Creative tools already exist to build dynamic ads, but the problem is that very few of those tools are built alongside a media trading operation with a direct tie to a programmatic engine. A programmatic engine relies on data to improve targeting efficiency. Without ties to a programmatic engine, brands may be reaching the right consumer -- but the messaging might be irrelevant to that specific person. For instance, a consumer who recently purchased a car wouldn't be interested in seeing and ad from an automaker, but would be interested in creative that focused on service offers, tires, or accessories.
Additionally, agencies and brands select their media buying teams separately from their creative teams, resulting in each team working independently, with no strategic collaboration.

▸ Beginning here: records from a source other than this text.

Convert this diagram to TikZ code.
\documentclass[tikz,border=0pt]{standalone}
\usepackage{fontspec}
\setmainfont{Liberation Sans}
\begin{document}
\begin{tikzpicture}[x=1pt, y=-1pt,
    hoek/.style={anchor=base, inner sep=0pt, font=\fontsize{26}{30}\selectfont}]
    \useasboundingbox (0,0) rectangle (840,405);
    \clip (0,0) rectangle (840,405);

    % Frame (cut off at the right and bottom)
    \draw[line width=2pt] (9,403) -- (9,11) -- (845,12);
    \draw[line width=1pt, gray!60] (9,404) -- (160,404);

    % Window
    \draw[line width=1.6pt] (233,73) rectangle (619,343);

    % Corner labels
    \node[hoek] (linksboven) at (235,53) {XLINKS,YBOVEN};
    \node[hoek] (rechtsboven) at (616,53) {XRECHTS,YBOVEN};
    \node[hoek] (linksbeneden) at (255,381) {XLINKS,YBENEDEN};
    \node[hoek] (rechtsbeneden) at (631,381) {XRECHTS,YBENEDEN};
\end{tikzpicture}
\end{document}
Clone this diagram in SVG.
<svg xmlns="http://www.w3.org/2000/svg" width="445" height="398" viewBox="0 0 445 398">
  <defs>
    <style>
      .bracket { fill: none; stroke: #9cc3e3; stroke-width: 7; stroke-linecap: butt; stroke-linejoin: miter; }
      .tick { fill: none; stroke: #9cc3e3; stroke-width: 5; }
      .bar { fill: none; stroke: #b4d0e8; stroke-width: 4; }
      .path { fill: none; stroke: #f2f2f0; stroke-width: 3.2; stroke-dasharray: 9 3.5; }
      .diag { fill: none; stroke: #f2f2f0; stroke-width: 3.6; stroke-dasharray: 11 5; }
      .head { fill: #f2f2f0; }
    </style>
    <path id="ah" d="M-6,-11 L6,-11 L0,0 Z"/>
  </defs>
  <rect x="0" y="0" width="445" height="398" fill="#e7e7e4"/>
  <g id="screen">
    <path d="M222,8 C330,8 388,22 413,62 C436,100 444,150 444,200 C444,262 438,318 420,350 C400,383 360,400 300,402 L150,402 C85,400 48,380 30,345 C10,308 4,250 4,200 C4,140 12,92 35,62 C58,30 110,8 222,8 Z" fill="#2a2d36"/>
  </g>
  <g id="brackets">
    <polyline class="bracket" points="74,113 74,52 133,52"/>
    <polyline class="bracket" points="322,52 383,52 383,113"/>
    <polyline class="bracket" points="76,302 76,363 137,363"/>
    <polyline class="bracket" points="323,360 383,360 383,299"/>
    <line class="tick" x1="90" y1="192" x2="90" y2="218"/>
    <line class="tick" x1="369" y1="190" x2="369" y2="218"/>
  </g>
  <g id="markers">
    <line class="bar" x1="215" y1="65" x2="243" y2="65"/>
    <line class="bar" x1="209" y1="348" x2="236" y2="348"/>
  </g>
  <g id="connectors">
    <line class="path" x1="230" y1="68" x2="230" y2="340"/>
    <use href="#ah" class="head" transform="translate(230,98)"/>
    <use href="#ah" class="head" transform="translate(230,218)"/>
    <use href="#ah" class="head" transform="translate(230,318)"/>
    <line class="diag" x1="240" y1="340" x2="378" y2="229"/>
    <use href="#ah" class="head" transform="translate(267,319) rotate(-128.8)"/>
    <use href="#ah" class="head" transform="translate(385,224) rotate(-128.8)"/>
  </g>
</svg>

Typically, ads are created by a creative agency and then handed off to media buyers who are limited in the creative optimizations that can be made from that point moving forward.
A solution to improve creative lies in the massive amount of data that programmatic provides marketers. Creative tools should access the same data that media buyers and traders use to select the appropriate channels and strategies for a campaign. Additional data can decipher which types of imagery and messages resonate with a consumer, and should be leveraged to deliver effective creative. Programmatic creative allows marketers to have success in both performance and brand impact.
A major advantage of programmatic creative is the dynamic and sequential messaging that is influenced by rich-data signals. These rich-data signals, including weather, social media data, and purchase history, are usually used to improve targeting. However, the signals can also be used to adjust creative to better fit the person viewing the ad.
For example, an ad can dynamically change based on a consumer’s past purchase data or browsing history, personalizing it for added impact. Serving an ad for a product similar to something the consumer has already researched makes it more likely to likely to attract the consumer's eye.
The goal for programmatic creative should be a successful, two-way conversation with customers through easy changes in assets that avoid lengthy approval processes and wasted budgets. Rather than continuing to isolate the buying process from the creative process, marketers should streamline the two, optimizing data for both messaging and targeting purposes.